**** Entries ****
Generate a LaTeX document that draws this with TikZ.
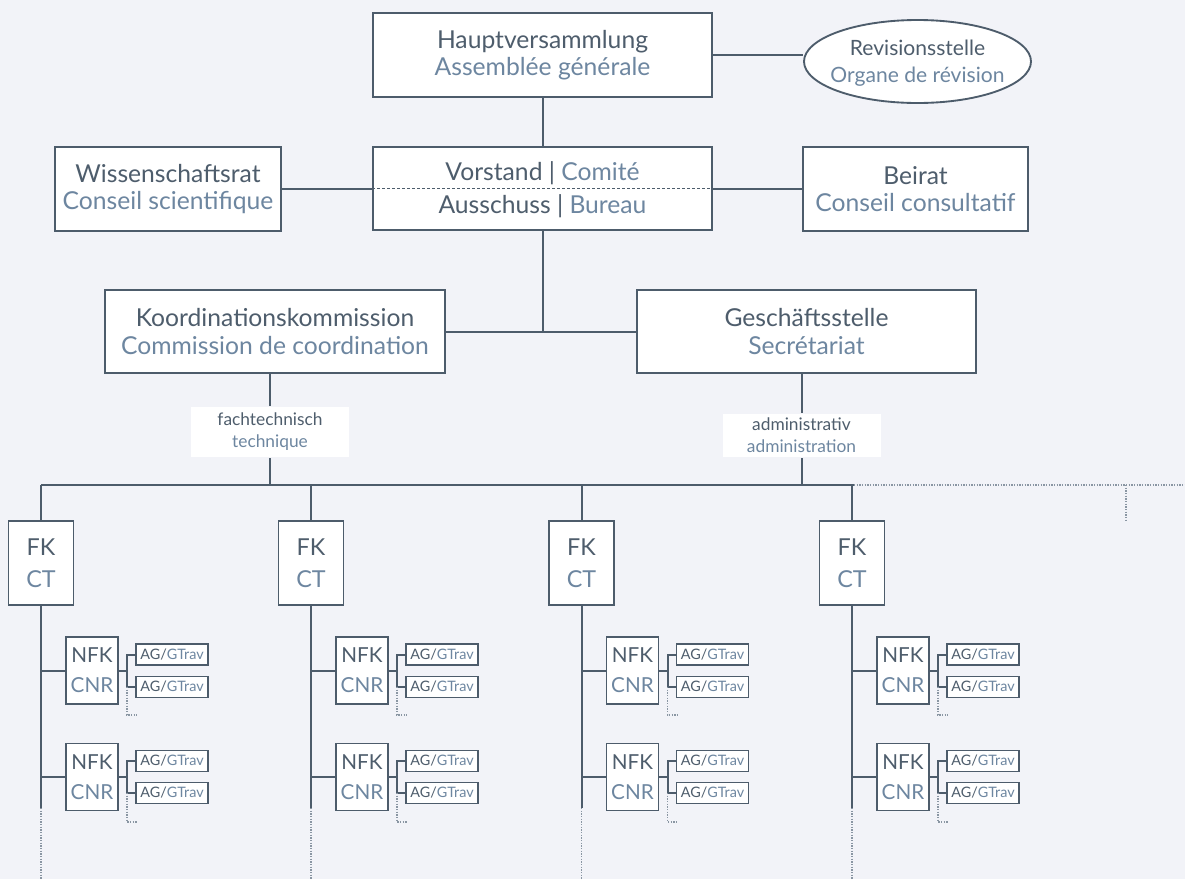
\documentclass[tikz,border=0pt]{standalone}
\usepackage{fontspec}
\setmainfont{Lato}
\usetikzlibrary{shapes.geometric}
\definecolor{bg}{HTML}{F2F3F8}
\definecolor{ln}{HTML}{4D5C6B}
\definecolor{tdark}{HTML}{4E5D6C}
\definecolor{tlight}{HTML}{6D86A0}
\definecolor{dotc}{HTML}{8A96A3}
\newcommand{\lt}[1]{\textcolor{tlight}{#1}}
\begin{document}
\begin{tikzpicture}[x=0.75pt,y=-0.75pt, line width=1.5pt, draw=ln,
  wh/.style 2 args={minimum width=#1*0.75pt, minimum height=#2*0.75pt},
  bx/.style={draw=ln, line width=1.4pt, fill=white, inner sep=0pt, align=center, text=tdark},
  mainf/.style={font=\fontsize{18.5}{20.5}\selectfont},
  revf/.style={font=\fontsize{15.8}{20.25}\selectfont},
  lbl/.style={fill=white, inner sep=0pt, align=center, text=tdark, font=\fontsize{13}{16.5}\selectfont},
  fkbox/.style={bx, wh={65}{84}, font=\fontsize{17.5}{24}\selectfont},
  nfkbox/.style={bx, wh={52}{67}, font=\fontsize{15.5}{22.5}\selectfont},
  agbox/.style={bx, wh={72}{21}, font=\fontsize{10.8}{13}\selectfont},
  dotl/.style={draw=dotc, line width=1pt, dash pattern=on 1pt off 1pt},
  dashl/.style={draw=ln, line width=1pt, dash pattern=on 2.25pt off 1.5pt}]
\useasboundingbox (0,0) rectangle (1185,879);
\fill[bg] (0,0) rectangle (1185,879);

% top level
\node[bx, mainf, wh={339}{84}] (hv) at (542.5,55) {Hauptversammlung\\\lt{Assemblée générale}};
\node[bx, ellipse, wh={227}{83}] (rev) at (917.5,61.5) {};
\node[revf, align=center, text=tdark, inner sep=0pt] (revt) at (917.5,63) {Revisionsstelle\\\lt{Organe de révision}};
\node[bx, wh={339}{83}] (vor) at (542.5,188.5) {};
\node[bx, mainf, wh={226}{84}] (wis) at (168,189) {Wissenschaftsrat\\\lt{Conseil scientifique}};
\node[bx, mainf, wh={225}{84}] (bei) at (915.5,189) {Beirat\\\lt{Conseil consultatif}};
\draw[dashl] (vor.west) -- (vor.east);
\node[anchor=base, mainf, text=tdark, inner sep=0pt] (vortop) at (542.5,180) {Vorstand | \lt{Comité}};
\node[anchor=base, mainf, text=tdark, inner sep=0pt] (vorbot) at (542.5,213) {Ausschuss | \lt{Bureau}};

\node[bx, mainf, wh={340}{83}] (koo) at (275,331.5) {Koordinationskommission\\\lt{Commission de coordination}};
\node[bx, mainf, wh={339}{83}] (ges) at (806.5,331.5) {Geschäftsstelle\\\lt{Secrétariat}};

\node[lbl, wh={158}{50}] (fach) at (270,432) {fachtechnisch\\\lt{technique}};
\node[lbl, wh={158}{43}] (adm) at (801.5,435.5) {administrativ\\\lt{administration}};

\draw (hv.south) -- (vor.north);
\draw (hv.east) -- (hv.east -| rev.west);
\draw (wis.east) -- (wis.east -| vor.west);
\draw (vor.east) -- (vor.east -| bei.west);
\draw (vor.south) -- (vor.south |- koo.east);
\draw (koo.east) -- (koo.east -| ges.west);

\coordinate (busL) at (41,485);
\coordinate (busM) at (854,485);
\coordinate (busR) at (1185,485);
\coordinate (stubT) at (1126,485);
\coordinate (stubB) at (1126,521);
\draw (fach.north |- koo.south) -- (fach.north);
\draw (fach.south) -- (fach.south |- busL);
\draw (adm.north |- ges.south) -- (adm.north);
\draw (adm.south) -- (adm.south |- busL);
\draw (busL) -- (busM);
\draw[dotl] (busM) -- (busR);
\draw[dotl] (stubT) -- (stubB);

\foreach \i/\x in {1/41,2/311,3/581.5,4/852}{
  \node[fkbox] (fk\i) at (\x,563) {FK\\\lt{CT}};
  \draw (fk\i.north) -- (fk\i.north |- busL);
  \coordinate (fkend\i) at (\x,808);
  \coordinate (fkbot\i) at (\x,879);
  \draw (fk\i.south) -- (fkend\i);
  \draw[dotl] (fkend\i) -- (fkbot\i);
  \foreach \j/\y/\ya/\yb/\yd in {a/670.5/654.5/687/715, b/777/761/793/822}{
    \node[nfkbox] (nfk\i\j) at (\x+51,\y) {NFK\\\lt{CNR}};
    \draw (nfk\i\j.west) -- (nfk\i\j.west -| fk\i.south);
    \coordinate (br\i\j) at (\x+86,\y);
    \coordinate (brd\i\j) at (\x+86,\yd);
    \coordinate (bre\i\j) at (\x+96,\yd);
    \node[agbox] (ag\i\j1) at (\x+131,\ya) {AG/\lt{GTrav}};
    \node[agbox] (ag\i\j2) at (\x+131,\yb) {AG/\lt{GTrav}};
    \draw (nfk\i\j.east) -- (br\i\j);
    \draw (ag\i\j1.west) -| (br\i\j) |- (ag\i\j2.west);
    \draw[dotl] (br\i\j |- ag\i\j2.west) -- (brd\i\j) -- (bre\i\j);
  }
}
\end{tikzpicture}
\end{document}
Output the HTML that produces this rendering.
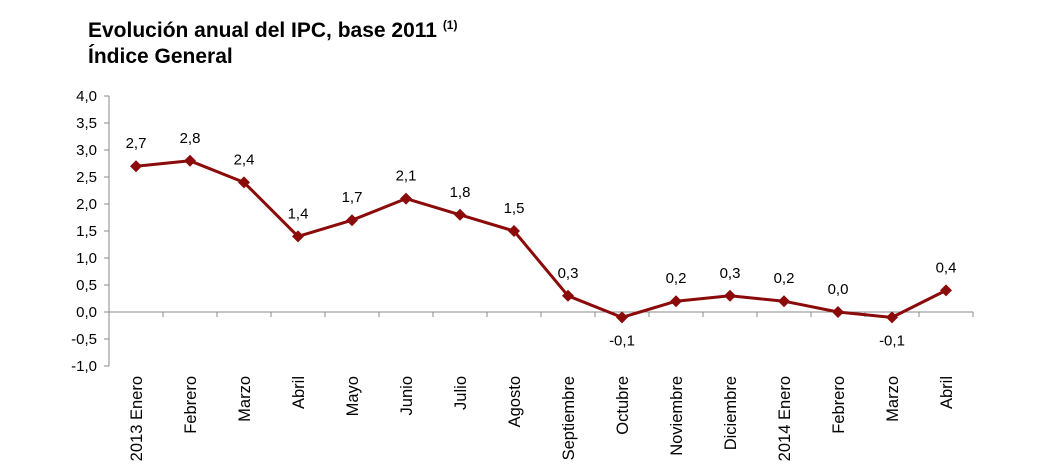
****
§ **Aim of the task**: Each entry gets copied exactly; the pictures stay out.

§ **Reply**:
Generate a LaTeX document that draws this with TikZ.
\documentclass[tikz,border=0pt]{standalone}
\usepackage{fontspec}
\setmainfont{Lato}
\usetikzlibrary{shapes.geometric}
\definecolor{bg}{HTML}{F2F3F8}
\definecolor{ln}{HTML}{4D5C6B}
\definecolor{tdark}{HTML}{4E5D6C}
\definecolor{tlight}{HTML}{6D86A0}
\definecolor{dotc}{HTML}{8A96A3}
\newcommand{\lt}[1]{\textcolor{tlight}{#1}}
\begin{document}
\begin{tikzpicture}[x=0.75pt,y=-0.75pt, line width=1.5pt, draw=ln,
  wh/.style 2 args={minimum width=#1*0.75pt, minimum height=#2*0.75pt},
  bx/.style={draw=ln, line width=1.4pt, fill=white, inner sep=0pt, align=center, text=tdark},
  mainf/.style={font=\fontsize{18.5}{20.5}\selectfont},
  revf/.style={font=\fontsize{15.8}{20.25}\selectfont},
  lbl/.style={fill=white, inner sep=0pt, align=center, text=tdark, font=\fontsize{13}{16.5}\selectfont},
  fkbox/.style={bx, wh={65}{84}, font=\fontsize{17.5}{24}\selectfont},
  nfkbox/.style={bx, wh={52}{67}, font=\fontsize{15.5}{22.5}\selectfont},
  agbox/.style={bx, wh={72}{21}, font=\fontsize{10.8}{13}\selectfont},
  dotl/.style={draw=dotc, line width=1pt, dash pattern=on 1pt off 1pt},
  dashl/.style={draw=ln, line width=1pt, dash pattern=on 2.25pt off 1.5pt}]
\useasboundingbox (0,0) rectangle (1185,879);
\fill[bg] (0,0) rectangle (1185,879);

% top level
\node[bx, mainf, wh={339}{84}] (hv) at (542.5,55) {Hauptversammlung\\\lt{Assemblée générale}};
\node[bx, ellipse, wh={227}{83}] (rev) at (917.5,61.5) {};
\node[revf, align=center, text=tdark, inner sep=0pt] (revt) at (917.5,63) {Revisionsstelle\\\lt{Organe de révision}};
\node[bx, wh={339}{83}] (vor) at (542.5,188.5) {};
\node[bx, mainf, wh={226}{84}] (wis) at (168,189) {Wissenschaftsrat\\\lt{Conseil scientifique}};
\node[bx, mainf, wh={225}{84}] (bei) at (915.5,189) {Beirat\\\lt{Conseil consultatif}};
\draw[dashl] (vor.west) -- (vor.east);
\node[anchor=base, mainf, text=tdark, inner sep=0pt] (vortop) at (542.5,180) {Vorstand | \lt{Comité}};
\node[anchor=base, mainf, text=tdark, inner sep=0pt] (vorbot) at (542.5,213) {Ausschuss | \lt{Bureau}};

\node[bx, mainf, wh={340}{83}] (koo) at (275,331.5) {Koordinationskommission\\\lt{Commission de coordination}};
\node[bx, mainf, wh={339}{83}] (ges) at (806.5,331.5) {Geschäftsstelle\\\lt{Secrétariat}};

\node[lbl, wh={158}{50}] (fach) at (270,432) {fachtechnisch\\\lt{technique}};
\node[lbl, wh={158}{43}] (adm) at (801.5,435.5) {administrativ\\\lt{administration}};

\draw (hv.south) -- (vor.north);
\draw (hv.east) -- (hv.east -| rev.west);
\draw (wis.east) -- (wis.east -| vor.west);
\draw (vor.east) -- (vor.east -| bei.west);
\draw (vor.south) -- (vor.south |- koo.east);
\draw (koo.east) -- (koo.east -| ges.west);

\coordinate (busL) at (41,485);
\coordinate (busM) at (854,485);
\coordinate (busR) at (1185,485);
\coordinate (stubT) at (1126,485);
\coordinate (stubB) at (1126,521);
\draw (fach.north |- koo.south) -- (fach.north);
\draw (fach.south) -- (fach.south |- busL);
\draw (adm.north |- ges.south) -- (adm.north);
\draw (adm.south) -- (adm.south |- busL);
\draw (busL) -- (busM);
\draw[dotl] (busM) -- (busR);
\draw[dotl] (stubT) -- (stubB);

\foreach \i/\x in {1/41,2/311,3/581.5,4/852}{
  \node[fkbox] (fk\i) at (\x,563) {FK\\\lt{CT}};
  \draw (fk\i.north) -- (fk\i.north |- busL);
  \coordinate (fkend\i) at (\x,808);
  \coordinate (fkbot\i) at (\x,879);
  \draw (fk\i.south) -- (fkend\i);
  \draw[dotl] (fkend\i) -- (fkbot\i);
  \foreach \j/\y/\ya/\yb/\yd in {a/670.5/654.5/687/715, b/777/761/793/822}{
    \node[nfkbox] (nfk\i\j) at (\x+51,\y) {NFK\\\lt{CNR}};
    \draw (nfk\i\j.west) -- (nfk\i\j.west -| fk\i.south);
    \coordinate (br\i\j) at (\x+86,\y);
    \coordinate (brd\i\j) at (\x+86,\yd);
    \coordinate (bre\i\j) at (\x+96,\yd);
    \node[agbox] (ag\i\j1) at (\x+131,\ya) {AG/\lt{GTrav}};
    \node[agbox] (ag\i\j2) at (\x+131,\yb) {AG/\lt{GTrav}};
    \draw (nfk\i\j.east) -- (br\i\j);
    \draw (ag\i\j1.west) -| (br\i\j) |- (ag\i\j2.west);
    \draw[dotl] (br\i\j |- ag\i\j2.west) -- (brd\i\j) -- (bre\i\j);
  }
}
\end{tikzpicture}
\end{document}
Output the HTML that produces this rendering.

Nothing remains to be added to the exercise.